A Double Standard for Climate Migrants

The new book On the Move by Abrahm Lustgarten is about how people in the United States relocate in response to climate change—including people arriving from the climate-ravaged regions of Central America.

Lustgarten claims subsidies which encourage people to stay in vulnerable places—such as below-market-cost insurance for homes in low-lying coastal areas which are likely to be lost in the next few decades—ultimately do more harm than good. Subsidies mask the problems with climate change until it’s harder and more costly for people to leave, and people who’ve lost the ability to leave perish.
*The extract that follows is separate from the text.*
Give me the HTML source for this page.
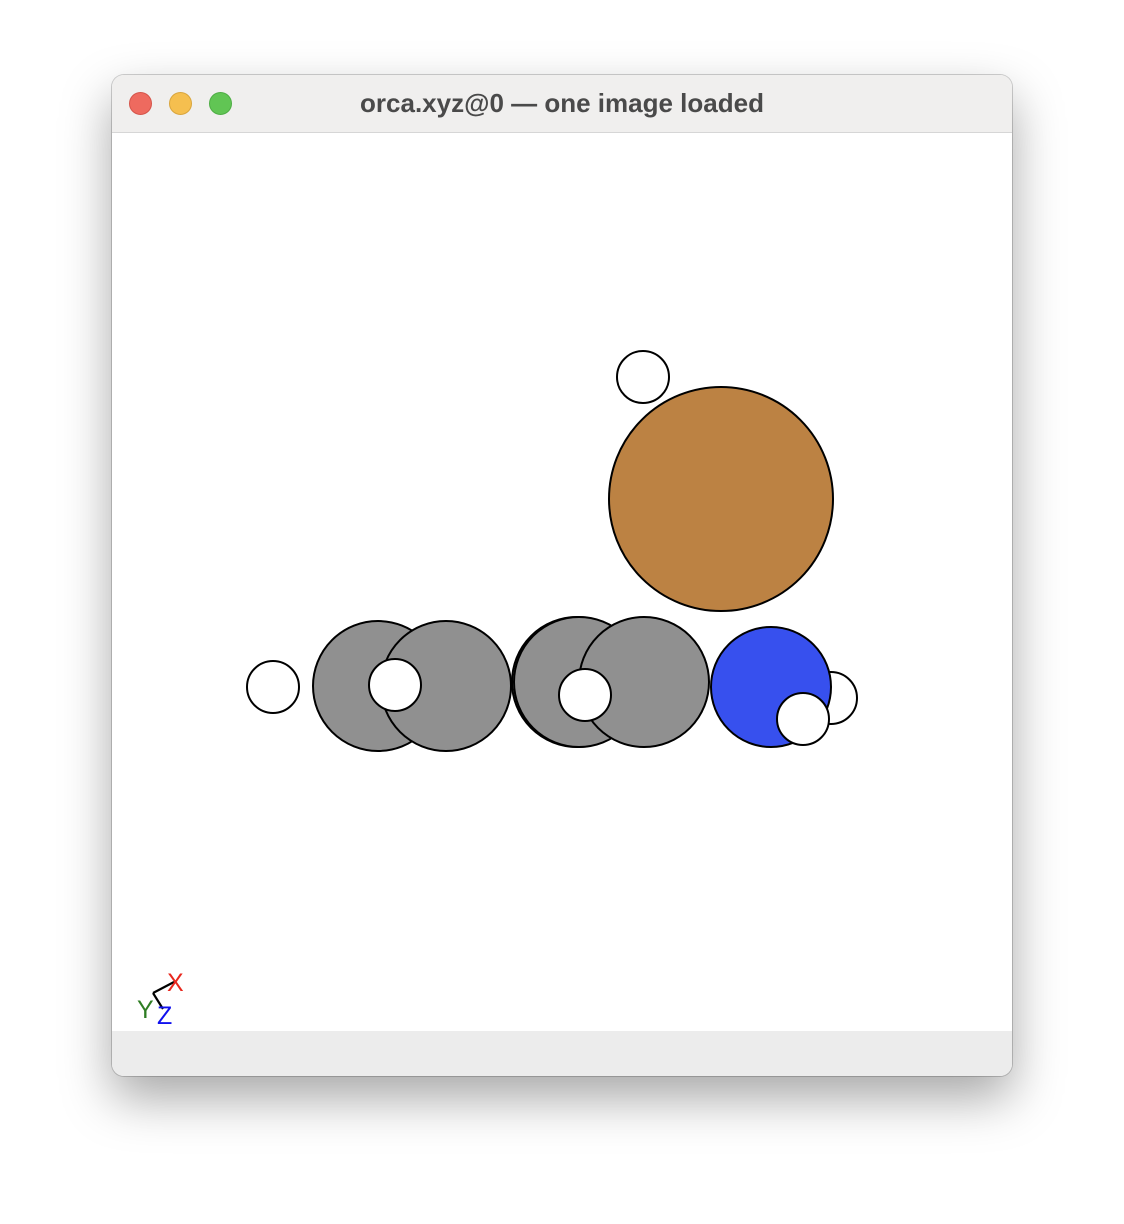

Most climate migrants move to nearby urban areas. For example, many people who lost their homes to the Camp Fire in Paradise moved to the nearly city, Chico. This drove up Chico’s cost of housing and homelessness, but it also increased the size of Chico’s economy.

Some regions in Central America are already losing their farms to climate change and a lack of funds to build irrigation systems, and people who otherwise would starve move to the city, and then some move to Mexico and, eventually, the United States. Lustgarten shares a few stories from these Central Americans. He points out that as the southern United States—the region most negatively affected by climate change—empties, these migrants will come in from places which are even less livable.

His proposed solution? Send aid to allow more of these Central Americans to stay where they are and not migrate, such as by funding irrigation projects so their crops don’t die.

Preventing climate change in the first place would’ve been by far the best solution, but it’s too late for that. Given that it’s happening, funding irrigation projects and other mitigations so people can stay longer in Central American is the cheaper and more humane solution in the short term. If all the climate change that is going to happen has already happened, it’d even be the best solution.

But wait, aren’t we in for even more climate change? And Lustgarten claims Americans are better off in the long run if we move out of vulnerable places now, not if we receive subsidies and mitigations which delay the move.

Lustgarten mentions that accepting these Central American migrants would increase the size of our economy, yet says nothing about their arrival increasing the cost of housing and straining our infrastructure. But since he attributes these problems to climate migrants moving within the United States, it’s hard to claim that migrants from elsewhere won’t have the same effect.

(Aside: given that the United States has emitted far more greenhouse gases than Central America and has done far much more to cause climate change, Lustgarten says we have a moral duty to support these Central Americans. I agree. Like Lustgarten, I think the odds of getting American society at scale to fulfill this moral duty are low. I myself don’t know that I’m such a moral person that I’d welcome the Central Americans with open arms if it meant my cost of living would dramatically rise.)

Though he doesn’t say it explicitly, he seems to be subconsciously aware that, despite increasing the size of the economy, a gigantic wave of migrants from elsewhere (anywhere, doesn’t matter if it’s from Central America or Switzerland) that overwhelms local infrastructure will reduce the quality of life for everyone. If he truly had these Central Americans’ best interests at heart, he’d recommend doing the same for them as he recommends for Americans: move now to places which are less vulnerable, don’t subsidize staying in the most vulnerable places.

Instead, he advocates aid such as irrigation projects to further entrench Central Americans in the regions which, by the projections included in his own books, will become uninhabitable by the end of this century.

His interest seems to not be doing what’s best for the Central Americans, but pushing policies which would keep more of them in a place growing less capable of sustaining human life to prevent crowding here in the United States.